En salle, l'enfer, c'est les autres. Les ronfleurs, les tousseurs, les renifleurs, les commentateurs, les froisseurs de papier de bonbon, désormais les croqueurs de pop-corn, une seule de ces engeances peut transformer votre séance en cauchemar. Je m'étais rendu ce soir là dans la petite salle art et essai que j'aimais fréquenter sur la place Garibaldi. Pour une raison inconnue, on reprenait Excalibur. La salle est très petite mais ça ne se refuse pas. J'entre, je suis seul, le film commence, c'est royal. Débarquent alors quatre personnes qui vont se révéler très vite s'être trompés de film, de salle, de cinéma, sans doute même de quartier. Après les remarques ironiques sur la rusticité de la salle, le film a été systématiquement moqué tout du long, avec rires gras et plaisanteries associées sans aucun égard pour ma petite personne. Je pense qu'ils ne m'ont même pas vu, enfoncé que j'étais au second rang. Bien sûr, je n'ai rien dit, je suis un garçon réservé et puis j'ignorais leur carrure. Prudence.

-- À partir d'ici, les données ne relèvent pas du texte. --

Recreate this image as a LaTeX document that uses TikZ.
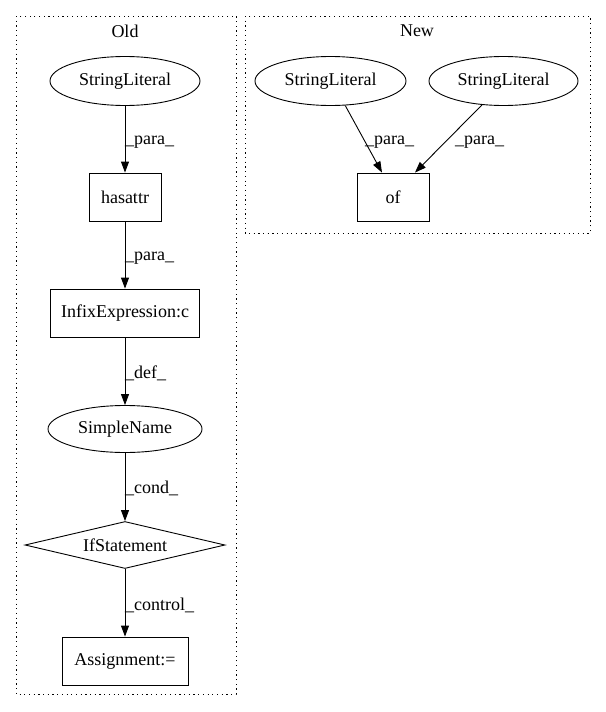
\documentclass[tikz,border=0pt]{standalone}
\usepackage{fontspec}
\setmainfont{Liberation Serif}
\usetikzlibrary{shapes.geometric,arrows.meta,calc}
\begin{document}
\begin{tikzpicture}[x=1pt,y=-1pt,
  every node/.style={font=\fontsize{18}{21}\selectfont, inner sep=0pt},
  ell/.style={draw, ellipse, line width=0.9pt},
  box/.style={draw, rectangle, line width=0.9pt},
  dia/.style={draw, diamond, aspect=4.26, line width=0.9pt},
  edge/.style={draw, line width=0.9pt, -{Triangle[length=11pt,width=8pt]}},
  elab/.style={anchor=west},
  cluster/.style={draw, line width=1pt, dash pattern=on 1.2pt off 3.5pt}
]
\useasboundingbox (0,0) rectangle (605,712);
% clusters
\draw[cluster] (16,16) rectangle (236,694);
\draw[cluster] (245,16) rectangle (590,233);
\node (oldlab) at (125,31) {Old};
\node (newlab) at (417,31) {New};
% Old
\node[ell, minimum width=150pt, minimum height=49pt] (sl1) at (125,81) {StringLiteral};
\node[box, minimum width=72pt, minimum height=48pt] (hasattr) at (125,197) {hasattr};
\node[box, minimum width=149pt, minimum height=48pt] (infix) at (125,313) {InfixExpression:c};
\node[ell, minimum width=154pt, minimum height=47pt] (simple) at (125,429) {SimpleName};
\node[dia, minimum width=200pt, minimum height=47pt] (ifst) at (125,545) {IfStatement};
\node[box, minimum width=126pt, minimum height=48pt] (assign) at (125,661) {Assignment:=};
\path[edge] (sl1) -- (hasattr);
\path[edge] (hasattr) -- (infix);
\path[edge] (infix) -- (simple);
\path[edge] (simple) -- (ifst);
\path[edge] (ifst) -- (assign);
\node[elab] (l1) at (125,142) {\_para\_};
\node[elab] (l2) at (125,258) {\_para\_};
\node[elab] (l3) at (125,373) {\_def\_};
\node[elab] (l4) at (125,488) {\_cond\_};
\node[elab] (l5) at (125,605) {\_control\_};
% New
\node[ell, minimum width=151pt, minimum height=49pt] (sl2) at (330.5,81) {StringLiteral};
\node[ell, minimum width=149pt, minimum height=49pt] (sl3) at (503.5,81) {StringLiteral};
\node[box, minimum width=72pt, minimum height=48pt] (of) at (393,197) {of};
\path[edge] (sl2.-59) -- ($(of.north)+(-11,0)$);
\path[edge] (sl3.-132) -- ($(of.north)+(22,0)$);
\node[elab] (l6) at (365,142) {\_para\_};
\node[elab] (l7) at (455,142) {\_para\_};
\end{tikzpicture}
\end{document}
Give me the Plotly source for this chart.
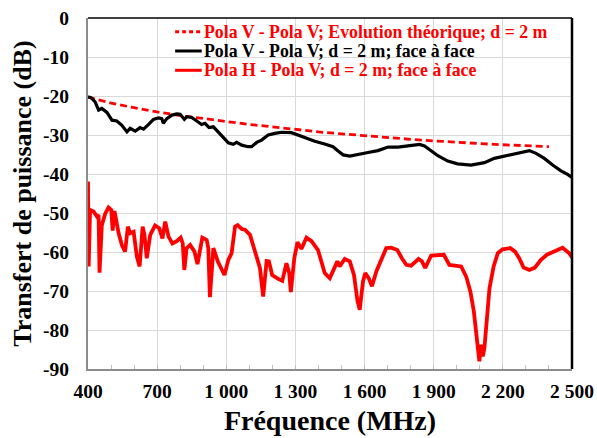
import plotly.graph_objects as go

# Theoretical evolution (Pola V - Pola V)
theo_freq = [400, 500, 600, 700, 800, 900, 1000, 1100, 1200, 1300, 1400, 1500, 1600, 1700,
             1800, 1900, 2000, 2100, 2200, 2300, 2400]
theo_db = [-20.3, -21.8, -23.0, -24.1, -25.0, -25.8, -26.6, -27.3, -27.9, -28.6, -29.2, -29.7,
           -30.2, -30.6, -31.1, -31.5, -31.9, -32.2, -32.5, -32.8, -33.0]

# Pola V - Pola V measured
vv_freq = [400, 414, 431, 446, 460, 482, 504, 525, 547, 569, 583, 605, 626, 641, 663, 684, 706,
           720, 727, 742, 764, 785, 800, 818, 829, 850, 872, 893, 908, 925, 944, 966, 987, 1009,
           1030, 1045, 1067, 1095, 1110, 1132, 1153, 1182, 1211, 1240, 1283, 1305, 1341, 1384,
           1427, 1463, 1485, 1507, 1536, 1572, 1615, 1658, 1702, 1745, 1788, 1802, 1839, 1860,
           1889, 1918, 1961, 2004, 2062, 2120, 2163, 2207, 2250, 2293, 2315, 2344, 2380, 2416,
           2452, 2481, 2500]
vv_db = [-20.2, -20.5, -21.5, -23.6, -23.2, -24.2, -26.2, -26.4, -27.5, -29.2, -28.3, -29.0,
         -28.1, -28.5, -27.3, -26.0, -25.6, -25.8, -27.0, -25.8, -24.9, -24.6, -24.7, -26.0,
         -25.3, -25.5, -26.4, -27.3, -27.0, -28.1, -27.9, -29.2, -30.7, -32.0, -32.4, -31.9,
         -32.6, -33.0, -33.0, -31.9, -31.3, -30.0, -29.6, -29.3, -29.4, -29.9, -30.7, -31.6,
         -32.3, -33.0, -34.1, -35.1, -35.4, -34.9, -34.5, -34.0, -33.1, -33.1, -32.8, -32.6,
         -32.4, -32.8, -34.1, -35.3, -36.7, -37.4, -37.7, -37.1, -36.0, -35.4, -35.0, -34.3,
         -34.0, -34.7, -36.0, -37.7, -39.2, -40.1, -40.9]

# Pola H - Pola V measured
hv_freq = [400, 403, 409, 424, 439, 446, 450, 460, 475, 489, 501, 507, 515, 533, 547, 561, 573,
           583, 598, 612, 624, 637, 645, 655, 670, 691, 709, 723, 735, 749, 766, 785, 802, 811,
           818, 828, 843, 862, 875, 886, 896, 915, 922, 929, 944, 963, 977, 992, 1009, 1023,
           1038, 1049, 1067, 1081, 1103, 1124, 1146, 1160, 1175, 1185, 1199, 1225, 1243, 1261,
           1273, 1280, 1295, 1309, 1326, 1348, 1370, 1398, 1427, 1449, 1468, 1482, 1492, 1514,
           1536, 1554, 1569, 1579, 1593, 1603, 1618, 1632, 1651, 1673, 1694, 1716, 1742, 1762,
           1781, 1802, 1834, 1849, 1863, 1889, 1918, 1944, 1968, 1997, 2019, 2041, 2059, 2074,
           2088, 2098, 2106, 2113, 2120, 2127, 2142, 2160, 2178, 2199, 2232, 2253, 2271, 2290,
           2315, 2339, 2365, 2391, 2416, 2437, 2459, 2474, 2488, 2500]
hv_db = [-41.9, -63.7, -49.2, -49.6, -50.9, -50.5, -65.3, -53.1, -50.1, -48.6, -49.2, -54.5,
         -49.5, -55.2, -58.2, -59.9, -53.5, -55.2, -54.8, -61.2, -63.7, -53.5, -55.6, -61.6,
         -55.6, -53.2, -53.9, -56.5, -52.2, -56.0, -57.8, -57.2, -56.3, -57.8, -64.6, -59.0,
         -58.2, -59.9, -63.1, -59.0, -56.3, -56.9, -59.0, -71.6, -59.0, -62.4, -64.0, -65.9,
         -62.0, -60.3, -53.5, -53.1, -54.1, -54.3, -55.6, -59.9, -64.1, -71.4, -62.3, -62.4,
         -65.9, -66.9, -67.4, -62.9, -65.4, -70.3, -61.6, -57.5, -59.2, -56.3, -57.2, -59.5,
         -65.4, -66.7, -64.1, -62.4, -63.7, -61.8, -62.4, -65.9, -72.5, -74.8, -67.6, -65.4,
         -66.7, -68.8, -65.0, -62.0, -59.0, -58.9, -59.5, -61.6, -63.3, -63.5, -61.8, -62.4,
         -64.1, -60.9, -60.7, -60.7, -63.3, -63.5, -63.7, -66.3, -70.1, -75.2, -82.1, -88.0,
         -83.8, -86.8, -84.6, -79.1, -69.3, -63.7, -60.3, -59.3, -59.0, -59.9, -61.6, -64.0,
         -64.6, -64.0, -62.0, -60.7, -59.9, -59.5, -58.9, -59.5, -60.3, -61.4]

series_names = ["Pola V - Pola V; Evolution théorique; d = 2 m",
                "Pola V - Pola V; d = 2 m; face à face",
                "Pola H - Pola V; d = 2 m; face à face"]
series_colors = ["#ff0000", "#000000", "#ff0000"]
series_dash = ["7px,4px", "solid", "solid"]
series_width = [2.8, 3.2, 3.8]

x_tickvals = [400, 700, 1000, 1300, 1600, 1900, 2200, 2500]
x_ticktext = ["400", "700", "1 000", "1 300", "1 600", "1 900", "2 200", "2 500"]
y_tickvals = [0, -10, -20, -30, -40, -50, -60, -70, -80, -90]
y_ticktext = ["0", "-10", "-20", "-30", "-40", "-50", "-60", "-70", "-80", "-90"]

FONT = "Liberation Serif"

fig = go.Figure()
for fx, fy, nm, col, dsh, w in zip([theo_freq, vv_freq, hv_freq], [theo_db, vv_db, hv_db],
                                   series_names, series_colors, series_dash, series_width):
    fig.add_trace(go.Scatter(x=fx, y=fy, mode="lines", name=nm, showlegend=False,
                             line=dict(color=col, width=w, dash=dsh)))

# manual legend (sample line + coloured bold label)
leg_y = [0.961, 0.906, 0.851]
for nm, col, dsh, w, ly in zip(series_names, series_colors, series_dash, series_width, leg_y):
    fig.add_shape(type="line", xref="paper", yref="paper", x0=0.180, x1=0.235, y0=ly, y1=ly,
                  line=dict(color=col, width=3, dash=("4px,3px" if dsh != "solid" else "solid")))
    fig.add_annotation(xref="paper", yref="paper", x=0.235, y=ly, xanchor="left",
                       yanchor="middle", showarrow=False, text=nm,
                       font=dict(family=FONT, size=17.8, color=col, weight="bold"))

fig.update_layout(
    width=597, height=438,
    margin=dict(l=88, r=25, t=18, b=69, autoexpand=False),
    paper_bgcolor="white", plot_bgcolor="white",
    font=dict(family=FONT, color="black"),
    showlegend=False,
    xaxis=dict(range=[400, 2500], tickvals=x_tickvals, ticktext=x_ticktext,
               automargin=False,
               showgrid=True, gridcolor="#d9d9d9", gridwidth=1,
               showline=True, linecolor="#8c8c8c", linewidth=2,
               ticks="inside", ticklen=4, tickcolor="#bfbfbf",
               minor=dict(dtick=100, ticks="inside", ticklen=4, tickcolor="#bfbfbf", showgrid=False),
               tickfont=dict(family=FONT, size=19.5, weight="bold"),
               ticklabelstandoff=4,
               title=dict(text="Fréquence (MHz)", font=dict(family=FONT, size=28, weight="bold"),
                          standoff=9),
               zeroline=False),
    yaxis=dict(range=[-90, 0], tickvals=y_tickvals, ticktext=y_ticktext,
               automargin=False,
               showgrid=True, gridcolor="#d9d9d9", gridwidth=1,
               showline=True, linecolor="#8c8c8c", linewidth=2,
               ticks="", tickfont=dict(family=FONT, size=19.5, weight="bold"),
               ticklabelstandoff=13,
               title=dict(text="Transfert de puissance (dB)",
                          font=dict(family=FONT, size=26, weight="bold"), standoff=4),
               zeroline=False),
)
# black frame on top and right
fig.add_shape(type="line", xref="paper", yref="paper", x0=0, x1=1, y0=1, y1=1,
              line=dict(color="black", width=1.5))
fig.add_shape(type="line", xref="paper", yref="paper", x0=1, x1=1, y0=0, y1=1,
              line=dict(color="black", width=2.5))

fig.write_html("out.html", config={"displayModeBar": False},
               post_script="document.body.style.margin='0';document.body.style.padding='0';")
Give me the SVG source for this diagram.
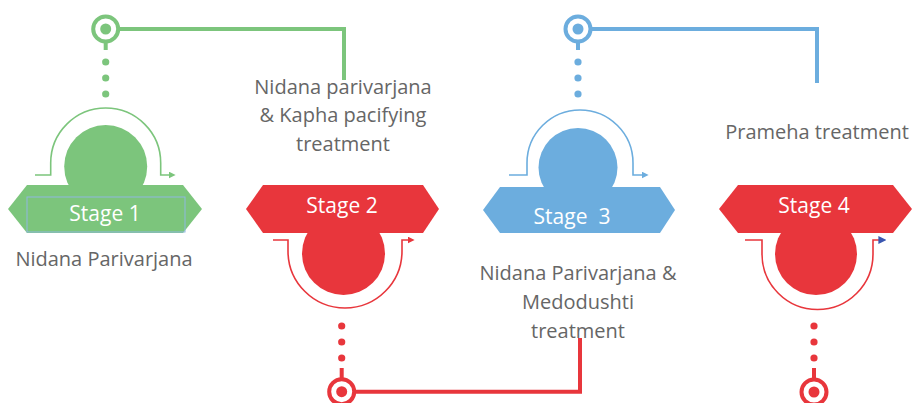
<svg xmlns="http://www.w3.org/2000/svg" width="916" height="403" viewBox="0 0 916 403">
<defs>
<style>
.lbl{font-family:"Open Sans","Liberation Sans",sans-serif;font-size:20px;fill:#666;text-anchor:middle}
.stg{font-family:"Open Sans","Liberation Sans",sans-serif;font-size:21px;fill:#fff;text-anchor:middle}
.g{fill:#7CC57C}.r{fill:#E8363C}.b{fill:#6CADDE}
.arcG{fill:none;stroke:#7CC57C;stroke-width:1.6}
.arcR{fill:none;stroke:#E8363C;stroke-width:1.6}
.arcB{fill:none;stroke:#6CADDE;stroke-width:1.6}
.ring{fill:#fff;stroke-width:4}
.conn{fill:none;stroke-width:4}
</style>
<marker id="ahG" viewBox="0 0 10 10" refX="2" refY="5" markerWidth="7" markerHeight="7" markerUnits="userSpaceOnUse" orient="auto"><path d="M0,0 L10,5 L0,10 z" fill="#7CC57C"/></marker>
<marker id="ahR" viewBox="0 0 10 10" refX="2" refY="5" markerWidth="7" markerHeight="7" markerUnits="userSpaceOnUse" orient="auto"><path d="M0,0 L10,5 L0,10 z" fill="#E8363C"/></marker>
<marker id="ahB" viewBox="0 0 10 10" refX="2" refY="5" markerWidth="7" markerHeight="7" markerUnits="userSpaceOnUse" orient="auto"><path d="M0,0 L10,5 L0,10 z" fill="#6CADDE"/></marker>
<marker id="ahD" viewBox="0 0 10 10" refX="2" refY="5" markerWidth="8" markerHeight="8" markerUnits="userSpaceOnUse" orient="auto"><path d="M0,0 L10,5 L0,10 z" fill="#3A56B0"/></marker>
</defs>
<rect width="916" height="403" fill="#fff"/>

<g id="connectors">
<path class="conn" stroke="#7CC57C" d="M118,29 H344 V80"/>
<path class="conn" stroke="#6CADDE" d="M590.5,29 H817 V83"/>
<path class="conn" stroke="#E8363C" d="M354,391.7 H580 V338"/>
</g>

<g id="stage1">
<circle class="ring" stroke="#7CC57C" cx="105.7" cy="29" r="12.5"/>
<circle class="g" cx="105.7" cy="29" r="5.5"/>
<rect class="g" x="103.7" y="41" width="4" height="9"/>
<circle class="g" cx="105.7" cy="62" r="3.6"/>
<circle class="g" cx="105.7" cy="78" r="3.6"/>
<circle class="g" cx="105.7" cy="94" r="3.6"/>
<path class="arcG" marker-end="url(#ahG)" d="M35,175 H50.7 V163 A55,55 0 0 1 160.7,163 V175 H170"/>
<circle class="g" cx="105.7" cy="166.5" r="41.5"/>
<polygon class="g" points="8,209 27,185 183,185 202,209 183,233 27,233"/>
<rect x="27" y="197" width="158" height="35" fill="none" stroke="#8FB8E0" stroke-width="1"/>
<text class="stg" x="105" y="221">Stage 1</text>
<text class="lbl" x="104" y="266">Nidana Parivarjana</text>
</g>

<g id="stage2">
<circle class="r" cx="343.5" cy="253.5" r="41.5"/>
<path class="arcR" marker-end="url(#ahR)" d="M273,240 H288 V251 A57,57 0 0 0 402,251 V240 H409"/>
<polygon class="r" points="246,209 263,185 423,185 439,209 423,233 263,233"/>
<text class="stg" x="342" y="213">Stage 2</text>
<circle class="r" cx="341.7" cy="326" r="3.6"/>
<circle class="r" cx="341.7" cy="342" r="3.6"/>
<circle class="r" cx="341.7" cy="358" r="3.6"/>
<rect class="r" x="339.7" y="368" width="4" height="10"/>
<circle class="ring" stroke="#E8363C" cx="341.7" cy="391.7" r="12.5"/>
<circle class="r" cx="341.7" cy="391.7" r="5.5"/>
<text class="lbl" x="343" y="94">Nidana parivarjana</text>
<text class="lbl" x="343" y="122">&amp; Kapha pacifying</text>
<text class="lbl" x="343" y="151">treatment</text>
</g>

<g id="stage3">
<circle class="ring" stroke="#6CADDE" cx="578" cy="29" r="12.5"/>
<circle class="b" cx="578" cy="29" r="5.5"/>
<rect class="b" x="576" y="41" width="4" height="9"/>
<circle class="b" cx="578" cy="62" r="3.6"/>
<circle class="b" cx="578" cy="78" r="3.6"/>
<circle class="b" cx="578" cy="94" r="3.6"/>
<path class="arcB" marker-end="url(#ahB)" d="M509,175 H527 V163 A53,53 0 0 1 633,163 V175 H643"/>
<circle class="b" cx="578" cy="167.5" r="39.5"/>
<polygon class="b" points="483,210 500,187 660,187 675,210 660,233 500,233"/>
<text class="stg" x="572" y="224" xml:space="preserve">Stage  3</text>
<text class="lbl" x="578" y="280">Nidana Parivarjana &amp;</text>
<text class="lbl" x="578" y="309">Medodushti</text>
<text class="lbl" x="578" y="338">treatment</text>
</g>

<g id="stage4">
<circle class="r" cx="816" cy="254" r="41"/>
<path class="arcR" marker-end="url(#ahD)" d="M745,240 H762 V254 A55.5,55.5 0 0 0 873,254 V240 H880"/>
<polygon class="r" points="719,209 738,185 893,185 912,209 893,233 738,233"/>
<text class="stg" x="814" y="213">Stage 4</text>
<circle class="r" cx="814" cy="326" r="3.6"/>
<circle class="r" cx="814" cy="342" r="3.6"/>
<circle class="r" cx="814" cy="358" r="3.6"/>
<rect class="r" x="812" y="368" width="4" height="10"/>
<circle class="ring" stroke="#E8363C" cx="814" cy="392" r="12.5"/>
<circle class="r" cx="814" cy="392" r="5.5"/>
<text class="lbl" x="817" y="139">Prameha treatment</text>
</g>
</svg>
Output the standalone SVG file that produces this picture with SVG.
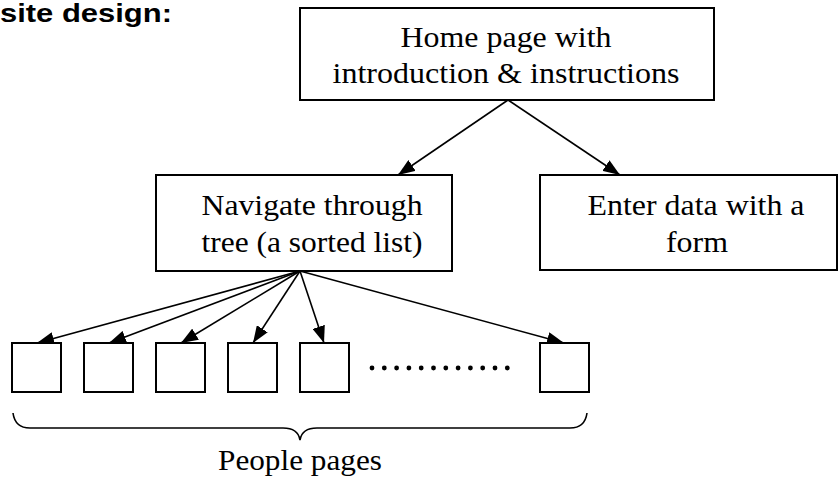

Ce qui est terrible avec ces échappés de multiplexe, c'est que l'on finit très vite par voir le film comme eux. Ainsi, c'est la première fois que j'ai remarqué le tuyau qui fait jaillir la fumée de la bouche de Morgane jouée par la belle Helen Mirren. Mais c'est dur, très dur. Je les les ai maudits et s'ils se reconnaissent, qu'ils sachent bien que ma malédiction court toujours. Ils auraient pu partir, j'aurais dû sortir. Pour me consoler, j'ai revu le film plusieurs fois depuis et je me suis mentalement excusé auprès de John Boorman. Quelques années plus tard, à une séance de Cannes Classic de San duk bei do (La rage du tigre - 1971), le même phénomène s'est produit mais quelqu'un que je ne serais jamais a lancé un sonore "Fermez vos gueules !" et la poésie de Chang Cheh a triomphé. Ce souvenir est aimablement dédié à Père Delauche.